Where should I use sharding in mongodb or run multiple instance of mongodb?


Issue

I have at least 10 text files(CSV), each reaches to 5GB in size. There is no issue when I import the first text file. But when I start importing the second text file it shows the Maximum Size Limit (16MB).

My primary purpose for using the database is for searching the customers from the database using customer_id index.

Given Below is the details of One CSV File.

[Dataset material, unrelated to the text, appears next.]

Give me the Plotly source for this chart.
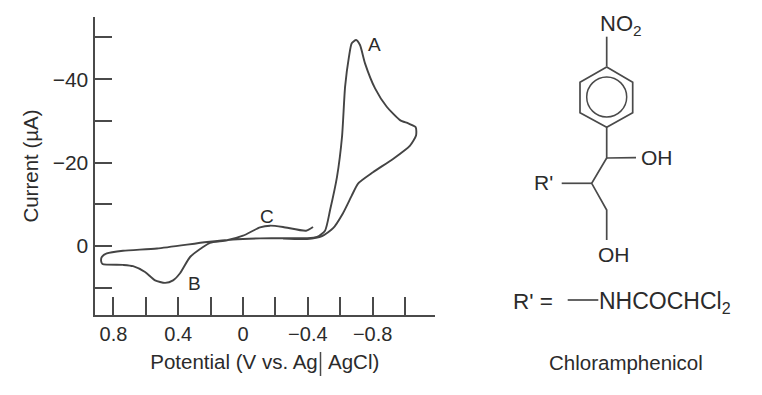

Collection Name|Documents|Avg.Document Size|Total Document Size|Num.Indexes| Total Index Size|Properties

Customers|8,874,412|1.8 KB|15.7 GB|3|262.0 MB

To overcome this MongoDB community were recommending GridFS, but the problem with GridFS is that the data is stored in bytes and its not possible to query for a specific index in the textfile.

I don't know if its possible to query for a specific index in a textfile when using GridFS. If some one knows any help is appreciated.

Then the other solution I thought about was creating multiple instance of MonogDB running in different ports to solve the issue. Is this method feasible?

  1. But lot of the tutorial on multiple instance shows how to cerate a replica set. There by storing the same data in the PRIMARY and the SECONDARY.
  2. The SECONDARY instances don't allow to write and only allows to read data.

Is it possible to create multiple instance of MongoDB without creating replica set and with write and read operations on them? If Yes How? Can this method overcome the 16MB limit.

Second Solution I thought about was creating shards of the collections or simply sharding. Can this method overcome the 16MB limit. If yes any help regarding this.

Of the two solutions which is more efficient for searching for data (in terms of speed). As I mentioned earlier I just want to search of customers from this database.

The Error


Solution

  • The error message shows exactly where the problem is: entry #8437: line 13530, column 627

    Have a look at the file and correct it in the file.

    The error extraneous " in field ... is quite clear. In your CSV file you have an opening quote " but it is not closed, i.e. the rest of entire file is considered as one single field.